在小说中,除去香菱学诗,第六十二回“呆香菱情解石榴裙”是集中写香菱大观园生活的又一章节。如果说香菱学诗侧重表现的是她的聪慧和才情,那么本回则主要展示了她天真无邪的性格。与芳官等坐在草堆上斗草,她说她有“夫妻蕙”,荳官说“从没听见有个夫妻蕙”,她振振有词地说:“一箭一花为兰,一箭数花为蕙。凡蕙有两枝,上下结花者为兄弟蕙,有并头结花者为夫妻蕙。我这枝并头的,怎么不是。”后因荳官说了一句“你汉子去了大半年,你想夫妻了?便扯上蕙也有夫妻,好不害羞”,两个人便滚在草地上打斗起来。这一场景,使香菱的天真和青春气质跃然纸上。
紧接着写宝玉来看她们斗草,众人因香菱污湿了新裙子都哄笑一散,只剩了香菱一个人在“低头弄裙”。于是引出了宝玉和香菱的一段对话:宝玉起先还在说什么夫妻蕙、并蒂莲,香菱却直白地道出了她的担心:“什么夫妻不夫妻,并蒂不并蒂,你瞧瞧这裙子。”幸好宝玉想到了袭人有一条一模一样的裙子,亲自取来让香菱换了,这样避免了薛姨妈看见后说个不清。临离开时还特意吩咐宝玉:“裙子的事可别向你哥哥(指薛蟠)说才好。”这里,香菱把自己的担忧和感激毫不掩饰地流露在宝玉面前,这是她心胸坦荡的证明。
然而,就是这样一位志趣高尚、心胸坦荡的女子,等待她的却是很快被虐待致死的结局。小说第七十九和八十回写薛蟠娶了个河东狮般的夏金桂做妻子,香菱还真诚的赞美即将过门的夏金桂,并心悦诚服地听从她的安排和改名,但严酷的现实是: 夏金桂不仅自己千方百计虐待她,还挑动薛蟠肆无忌惮地打骂她,在这双重的看不到希望的虐待和迫害下,香菱“气怒伤感,内外折挫不堪,竟酿成干血之症,日渐羸瘦作烧,饮食懒进,请医诊视服药,亦不效验”。看来八十回之后,不会太久时间她便“香魂返故乡”。但现续书却让她一直活了下来,第一百零三回写夏金桂虐待香菱,想毒死香菱,其结果却不是香菱被毒死,而是夏金桂毒死了自己,以显示所谓的“天理昭彰”;第一百二十回竟至写她最后被扶正,做起“大奶奶”来,这完全违背了曹雪芹的原意。

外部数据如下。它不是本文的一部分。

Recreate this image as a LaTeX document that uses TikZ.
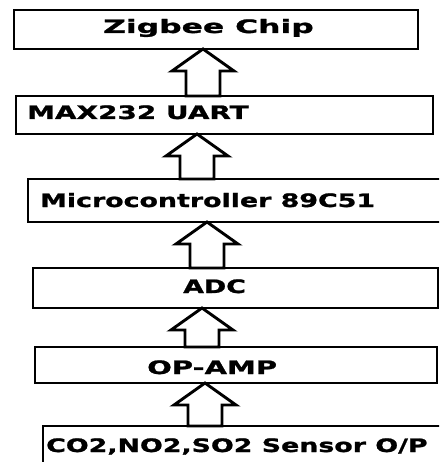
\documentclass[tikz,border=0pt]{standalone}
\usepackage{fontspec}
\newfontfamily\blockfont{DejaVu Sans}[FakeStretch=1.45, BoldFeatures={FakeBold=1.3}]
\usepackage{tikz}
\usetikzlibrary{calc,positioning}

% hollow block arrow from the top of the lower box to the bottom of the upper box
\newcommand{\flowarrow}[3]{%
\coordinate (tip) at (#1,0 |- #3.south);
\coordinate (foot) at (#1,0 |- #2.north);
\draw[bigarrow] (tip) -- ++(-31,22) -- ++(14,0) |- ($(foot)+(17,0)$) -- ($(tip)+(17,22)$) -- ++(14,0) -- cycle;
}

\begin{document}
\begin{tikzpicture}[x=1pt, y=-1pt,
  blk/.style={draw, line width=1.8pt, fill=white, outer sep=0pt, inner sep=0pt, anchor=north west},
  lbl/.style={inner sep=0pt, anchor=base west, font=\blockfont\bfseries\fontsize{18.5}{20}\selectfont},
  bigarrow/.style={draw, line width=2.9pt, fill=white, line join=miter}]
\useasboundingbox (0,0) rectangle (439,462);
\clip (0,0) rectangle (439,462);
%
\node[blk, minimum width=404, minimum height=39] (zig) at (14,10) {};
\node[blk, minimum width=417, minimum height=38] (uart) at (16,96) {};
\node[blk, minimum width=420, minimum height=43] (mcu) at (28,179) {};
\node[blk, minimum width=405, minimum height=40] (adc) at (33,268) {};
\node[blk, minimum width=402, minimum height=36] (amp) at (35,347) {};
\node[blk, minimum width=410, minimum height=50] (sensor) at (43,426) {};
%
\node[lbl] (zigtxt) at (103,33) {\scalebox{1.17}[1]{Zigbee Chip}};
\node[lbl] (uarttxt) at (27,119) {\scalebox{1.04}[1]{MAX232 UART}};
\node[lbl] (mcutxt) at (40,207) {Microcontroller 89C51};
\node[lbl] (adctxt) at (183,293) {ADC};
\node[lbl] (amptxt) at (147,374) {\scalebox{1.08}[1]{OP-AMP}};
\node[lbl] (sensortxt) at (46,452) {CO2,NO2,SO2 Sensor O/P};
%
\flowarrow{203}{uart}{zig}
\flowarrow{197}{mcu}{uart}
\flowarrow{207}{adc}{mcu}
\flowarrow{202}{amp}{adc}
\flowarrow{205}{sensor}{amp}
%
\end{tikzpicture}
\end{document}
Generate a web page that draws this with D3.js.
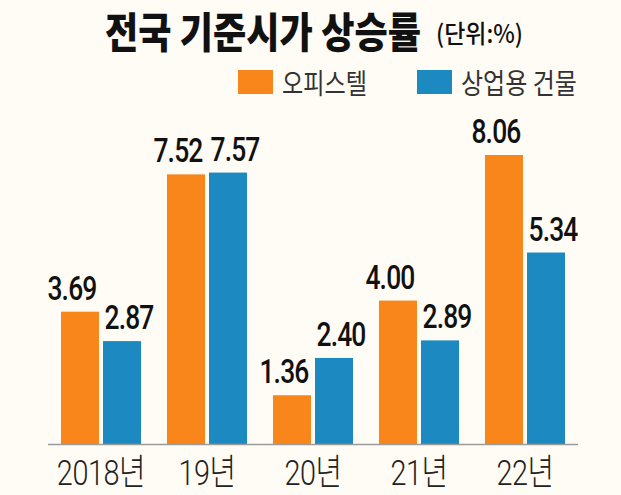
<!DOCTYPE html>
<html>
<head>
	<meta charset="utf-8">
	<script src="https://d3js.org/d3.v7.min.js"></script>
	<style>
		body { margin: 0; background: #fffcf6; }
		svg { display: block; }
		.title { font-family: "Noto Sans CJK KR", sans-serif; font-weight: 900; fill: #111; }
		.unit { font-family: "Noto Sans CJK KR", sans-serif; font-weight: 500; fill: #111; }
		.legend-text { font-family: "Noto Sans CJK KR", sans-serif; font-weight: 400; fill: #333; }
		.value { font-family: Roboto, "Liberation Sans", sans-serif; font-weight: 500; fill: #111; letter-spacing: -1px; }
		.year { font-family: Roboto, "Noto Sans CJK KR", sans-serif; font-weight: 300; fill: #222; letter-spacing: -0.5px; }
	</style>
</head>
<body>
	<div class="chart"></div>
	<script>
		// chart size
		var w = 621, h = 495;

		// data
		var years = ["2018년", "19년", "20년", "21년", "22년"];
		var series = ["오피스텔", "상업용 건물"];
		var officetel = [3.69, 7.52, 1.36, 4.00, 8.06];
		var commercial = [2.87, 7.57, 2.40, 2.89, 5.34];
		var colors = ["#f8861b", "#1d89c1"];

		var values = [officetel, commercial];

		var svg = d3.select(".chart")
			.append("svg")
			.attr("width", w)
			.attr("height", h);

		svg.append("rect")
			.attr("width", w)
			.attr("height", h)
			.attr("fill", "#fffcf6");

		// squeeze a text horizontally so it fills a given width
		function fitText(sel, x0, y0, width) {
			var len = sel.node().getComputedTextLength();
			sel.attr("transform", "translate(" + x0 + "," + y0 + ") scale(" + (width / len) + ",1)");
		}

		// scales
		var x = d3.scaleBand()
			.domain(years)
			.range([48, 578])
			.paddingInner(0.245)
			.paddingOuter(0.1225);

		var xs = d3.scaleBand()
			.domain(series)
			.range([0, x.bandwidth()])
			.paddingInner(0.095);

		var y = d3.scaleLinear()
			.domain([0, 8.06])
			.range([444, 155]);

		// title
		var title = svg.append("text")
			.attr("class", "title")
			.attr("font-size", 42)
			.text("전국 기준시가 상승률");
		fitText(title, 105, 48, 316);

		var unit = svg.append("text")
			.attr("class", "unit")
			.attr("font-size", 25)
			.text("(단위:%)");
		fitText(unit, 436, 43, 87);

		// legend
		var legendX = [238, 417];
		var legendW = [85, 116];
		var legend = svg.append("g").attr("class", "legend");
		series.forEach(function(s, i) {
			legend.append("rect")
				.attr("x", legendX[i])
				.attr("y", 70)
				.attr("width", 35)
				.attr("height", 24)
				.attr("fill", colors[i]);
			var t = legend.append("text")
				.attr("class", "legend-text")
				.attr("font-size", 28)
				.text(s);
			fitText(t, legendX[i] + 44, 94, legendW[i]);
		});

		// bars
		var groups = svg.append("g")
			.selectAll("g")
			.data(years)
			.enter()
			.append("g")
			.attr("transform", function(d) { return "translate(" + x(d) + ",0)"; });

		series.forEach(function(s, si) {
			groups.append("rect")
				.attr("x", xs(s))
				.attr("y", function(d, i) { return y(values[si][i]); })
				.attr("width", xs.bandwidth())
				.attr("height", function(d, i) { return y(0) - y(values[si][i]); })
				.attr("fill", colors[si]);

			// value labels, nudged apart since they are wider than the bars
			var nudge = si == 0 ? -8 : 7;
			groups.append("text")
				.attr("class", "value")
				.attr("text-anchor", "middle")
				.attr("font-size", 33)
				.attr("transform", function(d, i) {
					return "translate(" + (xs(s) + xs.bandwidth() / 2 + nudge) + "," + (y(values[si][i]) - 12) + ") scale(0.8,1)";
				})
				.text(function(d, i) { return values[si][i].toFixed(2); });
		});

		// axis line
		svg.append("line")
			.attr("x1", x.range()[0])
			.attr("x2", x.range()[1])
			.attr("y1", y(0) + 0.5)
			.attr("y2", y(0) + 0.5)
			.attr("stroke", "#9a9a9a")
			.attr("stroke-width", 1.5);

		// year labels
		svg.append("g")
			.selectAll("text")
			.data(years)
			.enter()
			.append("text")
			.attr("class", "year")
			.attr("text-anchor", "middle")
			.attr("font-size", 36)
			.attr("transform", function(d) {
				return "translate(" + (x(d) + x.bandwidth() / 2) + ",485) scale(0.8,1)";
			})
			.text(function(d) { return d; });
	</script>
</body>
</html>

小说给香菱下了个“呆”字作为一字评,写她学诗时一副“呆头呆脑”的样子,对此庚辰本有脂批指出:“‘呆头呆脑的’,有趣之至。最恨野史有一百个女子皆曰聪明伶俐,究竟看来她行为也只平平。今以‘呆’字为香菱定评,何等妩媚之至也。”确是如此,小说中的香菱之“呆”,透出的正是香菱独特的天真和妩媚,这种天真和妩媚,浓缩了一个青春女子最重要的品质和最主要的魅力。